Monday, June 03, 2013

HACK Won't Always Be a Dirty 4-Letter Word

I presented the following prediction as part of a spirited Churchill Club debate with 5 other VCs. It was first published at AllThingsD.

Ever since Hollywood gave us War Games, the fear of cyber apocalypse has gripped America. We’ve outlawed hacking to such an extent that if you’re shut down by a cyber attack, or your data have been stolen, it’s a federal crime to even probe the attacking computers, let alone disable them. Rather than educate and activate our best and brightest hackers, we prosecute and imprison them. 

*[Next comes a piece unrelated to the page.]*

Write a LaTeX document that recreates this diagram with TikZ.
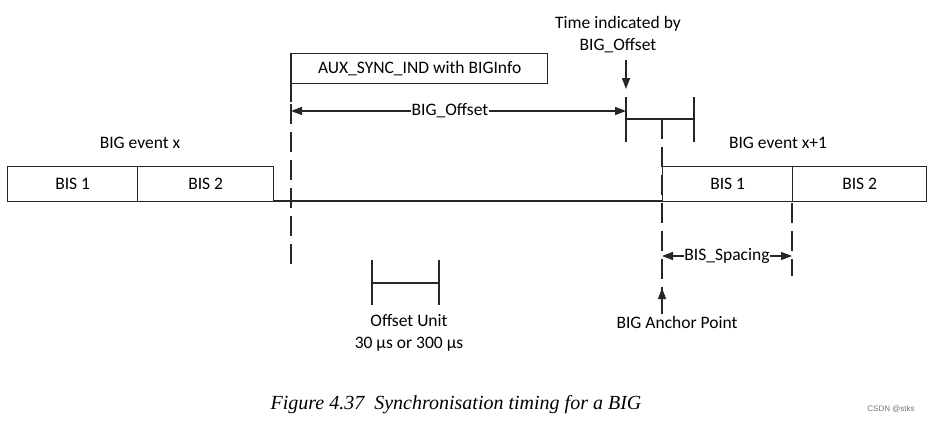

Businesses haven’t complained because they’ve never wanted to fight back. You can’t prosecute the attackers even if you find them, and admitting a breach may spook customers and even invite more attacks. So instead of fighting, we’ve just quietly taken the punches, and wished it all away. But wishing it away is like trying to reduce teen pregnancy by preaching abstinence.

Two years ago I watched a TED audience cheer Ralph Langner for exposing the Stuxnet worm that our government developed to retard Iran’s nuclear weapons program. It was as if the US and Israel had invented malware. Somehow, it was evil for us to use cyberspace to stop the most vitriolic, warmongering fundamentalist on our planet from making nuclear bombs. Because cyber is “unconventional”, we somehow consider it to be just as taboo to use as nuclear and chemical weapons.

Meanwhile, the NY Times reported this morning that, “Hackers Find China is a Land of Opportunity.” Not only has China allegedly hacked Google and Evernote to spy on its citizens, but it has funded massive efforts to steal information valuable to economies and national security. Attacks on our banks, utilities, and defense contractors can be traced back to units in the Chinese military. We even know what building they’re in.

I do not advocate the theft of IP for economic gain, but as cyber war rages on around us, I predict that Americans will come to appreciate that cyber operations can achieve our military and intelligence objectives far better than bullets and bombs. Cyber weapons are faster, more effective, safer, and orders magnitude cheaper than kinetic weapons. Stuxnet penetrated where missiles cannot.

Indeed, the stigma associated with offensive cyber activity is breaking down, now that cyber attacks have exploded in frequency and scale. The banks are now asking the Feds to join the fight, so DHS, FBI and NSA are trying to figure out how to collaborate, without going to jail themselves for hacking or disclosing classified data.

 "America's economic prosperity in the 21st century will depend on cybersecurity… Protecting this infrastructure will be a national security priority. "
- President Obama

This sea change presents great opportunities for startups to build a new ecosystem of cyber capabilities that actively defend our nation, and support our military and intelligence objectives. We’ve got the best security experts in the world. New startups are enabling the exchange of threat data, using honeypots to collect counter intelligence on foreign hackers, and deploying HADOOP clusters to track botnets. They even develop exploits around newly discovered vulnerabilities to deliver offensive payloads.

Over the next five years, our nation will embrace the capabilities of American hackers to fight back in cyberspace, securing our economy and our lives. Our Defense Department will need fewer bombers, missiles and destroyers, leading to a Cyber Dividend that will fund healthcare, education and debt reduction.